Further Development in Convex Conic Reformulation of Geometric Nonconvex Conic Optimization Problems

TL;DR

This paper advances the convex conic reformulation of geometric nonconvex conic optimization problems by analyzing key assumptions and proposing conditions for exact solutions of a broad class of quadratic programs.

Contribution

It provides necessary and sufficient conditions for a crucial assumption in the framework and introduces a new class of quadratic programs solvable via semidefinite relaxation.

Findings

Necessary and sufficient conditions for the key assumption co$(\\mathbb{K} \\cap \\mathbb{J}) = \\mathbb{J}$.

A new class of quadratically constrained quadratic programs solvable exactly by semidefinite relaxation.

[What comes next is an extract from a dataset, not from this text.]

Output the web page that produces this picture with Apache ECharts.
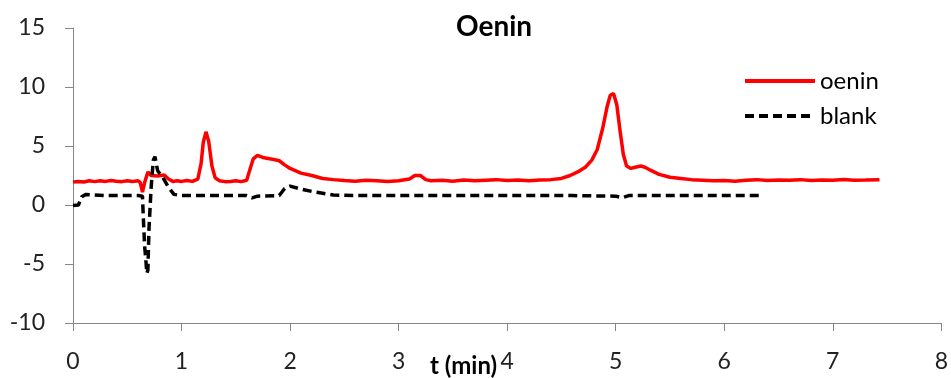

Enhanced understanding of convex conic reformulation in nonconvex optimization.

Abstract

A geometric nonconvex conic optimization problem (COP) was recently proposed by Kim, Kojima and Toh as a unified framework for convex conic reformulation of a class of quadratic optimization problems and polynomial optimization problems. The nonconvex COP minimizes a linear function over the intersection of a nonconvex cone $\mathbb{K}$, a convex subcone $\mathbb{J}$ of the convex hull co$\mathbb{K}$ of $\mathbb{K}$, and an affine hyperplane with a normal vector $H$. Under the assumption co$(\mathbb{K} \cap \mathbb{J}) = \mathbb{J}$, the original nonconvex COP in their paper was shown to be equivalently formulated as a convex conic program by replacing the constraint set with the intersection of $\mathbb{J}$ and the affine hyperplane. This paper further studies some remaining issues, not fully investigated there, such as the key assumption co$(\mathbb{K} \cap \mathbb{J}) = \mathbb{J}$ in the framework. More specifically, we provide three sets of necessary-sufficient conditions for the assumption. As an application, we propose a new wide class of quadratically constrained quadratic programs with multiple nonconvex equality and inequality constraints that can be solved exactly by their semidefinite relaxation.